What if you held a clinical trial and nobody came?
While plenty of patients are eager to participate, researchers often have difficulty reaching their target enrollments for clinical trials, the goal of which is to determine the safety and efficacy of new drugs or therapies before they are brought to market. This can lead to delays and to ballooning costs for the therapies’ sponsors.
Now, though, there’s help. Last month the MGH Martinos Center’s Ned Ohringer and colleagues introduced a software concept that matches patients with clinical trials they are actually likely to join, thus providing a way to overcome shortfalls in recruitment.
Here’s how it works. Typically, doctors seek to enroll patients in the trials based on specific inclusion and exclusion criteria: stage of the disease, treatment history, etc. But their efforts fail to take into account the patients’ own criteria in deciding whether to participate: for example, how far would they have to travel, does the study involve oral or intravenous medication, and what are the expected side effects? The proposed software would help to address this oversight by targeting what the developers call “patient values.” Patients could choose and rank their preferences with respect to these criteria. The software would then find the trials that best match their priorities, improving the odds they will decide to enroll.
“We’ve been surprised to see that other groups or platforms involved with clinical trial recruitment do not mention or emphasize patient values as a means of matching patients to trials,” said Ohringer, a clinical research coordinator in the Center and one of the members of the team assembled to develop the software concept. At the hackathon, he was primarily responsible for reviewing the literature for current statistics and applying his knowledge of clinical research to the conceptual framework. “We think that we can enhance the number of patients enrolling in clinical trials. Similarly, we think that if patients are able to select these trials based on their ranked preferences, the likelihood of the trial enrolling enough appropriate patients will increase.”

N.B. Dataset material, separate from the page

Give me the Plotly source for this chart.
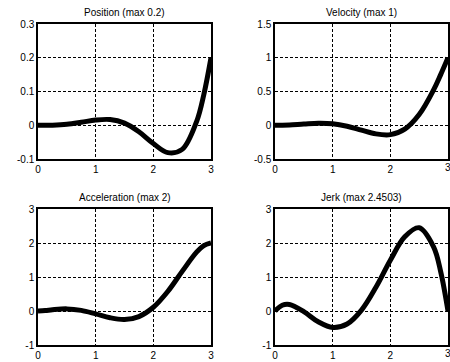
import plotly.graph_objects as go

t = [0, 0.125, 0.25, 0.5, 0.75, 1.0, 1.25, 1.5, 1.75, 2.0, 2.25, 2.5, 2.75, 2.875, 3.0]
position = [0, 0.00002, 0.00024, 0.00267, 0.00862, 0.01546, 0.01691, 0.00625, -0.01932,
            -0.05414, -0.08108, -0.07146, 0.01095, 0.09052, 0.2]
velocity = [0, 0.00055, 0.00355, 0.01699, 0.02881, 0.02149, -0.01459, -0.07292, -0.12811,
            -0.13900, -0.05713, 0.15900, 0.52391, 0.75328, 1.0]
acceleration = [0, 0.01234, 0.03611, 0.06241, 0.01953, -0.08505, -0.19947, -0.25, -0.16357,
                0.10974, 0.57417, 1.16593, 1.73048, 1.92388, 2.0]
jerk = [0, 0.1688, 0.1912, -0.01886, -0.3177, -0.4829, -0.3819, 0.02778, 0.6984,
        1.4925, 2.1823, 2.4503, 1.8887, 1.1449, 0.0]

titles = ["Position (max 0.2)", "Velocity (max 1)", "Acceleration (max 2)", "Jerk (max 2.4503)"]
series = [position, velocity, acceleration, jerk]
y_ranges = [[-0.1, 0.3], [-0.5, 1.5], [-1, 3], [-1, 3]]
y_ticks = [[-0.1, 0, 0.1, 0.2, 0.3], [-0.5, 0, 0.5, 1, 1.5], [-1, 0, 1, 2, 3], [-1, 0, 1, 2, 3]]
y_ticktext = [["-0.1", "0", "0.1", "0.2", "0.3"], ["-0.5", "0", "0.5", "1", "1.5"],
              ["-1", "0", "1", "2", "3"], ["-1", "0", "1", "2", "3"]]
x_ticks = [0, 1, 2, 3]

W, H = 450, 362
x_dom = [[38 / W, 211 / W], [275 / W, 448 / W]]
y_dom = [[1 - 159 / H, 1 - 24 / H], [1 - 345 / H, 1 - 209 / H]]

fig = go.Figure()
font = dict(family="Liberation Sans, Arial, sans-serif", size=10, color="black")
annotations = []
for i in range(4):
    r, c = divmod(i, 2)
    k = "" if i == 0 else str(i + 1)
    xa, ya = "x" + k, "y" + k
    fig.add_trace(go.Scatter(x=t, y=series[i], mode="lines",
                             line=dict(color="black", width=5, shape="spline", smoothing=1.0),
                             xaxis=xa, yaxis=ya, showlegend=False, hoverinfo="skip",
                             cliponaxis=False))
    grid = dict(showgrid=True, gridcolor="black", griddash="3px,2px", gridwidth=1,
                showline=True, linecolor="black", linewidth=1.5, mirror=True,
                zeroline=False, ticks="", tickfont=font, fixedrange=True, automargin=False)
    fig.layout["xaxis" + k] = dict(domain=x_dom[c], range=[0, 3], tickvals=x_ticks,
                                   anchor=ya, ticklabelstandoff=0, **grid)
    fig.layout["yaxis" + k] = dict(domain=y_dom[r], range=y_ranges[i], tickvals=y_ticks[i],
                                   ticktext=y_ticktext[i], anchor=xa, **grid)
    annotations.append(dict(text=titles[i], x=(x_dom[c][0] + x_dom[c][1]) / 2,
                            y=y_dom[r][1], xref="paper", yref="paper", xanchor="center",
                            yanchor="bottom", yshift=4, showarrow=False, font=font))

# last x tick label of the right-hand column sits on the page edge
for r in range(2):
    annotations.append(dict(text=str(x_ticks[-1]), x=x_dom[1][1], y=y_dom[r][0],
                            xref="paper", yref="paper", xanchor="center", yanchor="top",
                            yshift=-1, showarrow=False, font=font))

fig.update_layout(width=W, height=H, margin=dict(l=0, r=0, t=0, b=0, autoexpand=False),
                  paper_bgcolor="white", plot_bgcolor="white", annotations=annotations)
fig.write_html("out.html", config={"displayModeBar": False},
               post_script="document.body.style.margin='0';document.body.style.overflow='hidden';")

The software concept emerged from a heady 48 hours at the MIT Hacking Medicine “Grand Hack 2017,” an annual event where people from throughout the medical and other communities gather to brainstorm and develop innovative solutions for a host of issues in healthcare. Ohringer’s team at the hackathon—which also comprised oncologists, business professionals, clinical trial researchers, and computer scientists—identified and tackled the problem of low recruitment in clinical trials, earning them a $1000 Koch Institute Best Cancer Hack prize. They are now moving forward with development of the software.
In the image above: A team including physician researchers, software developers and more came up with the software concept at the MIT Hacking Medicine Grand Hack 2017. From left to right: Jason Cardinal, MD; Daniel Kezerashvili; John Silberholz, PhD; Eddy Chen, MD; Anisa Mohammed, MBA; Ned Ohringer; Rosanna Zhang; and Sean Kearin, MD.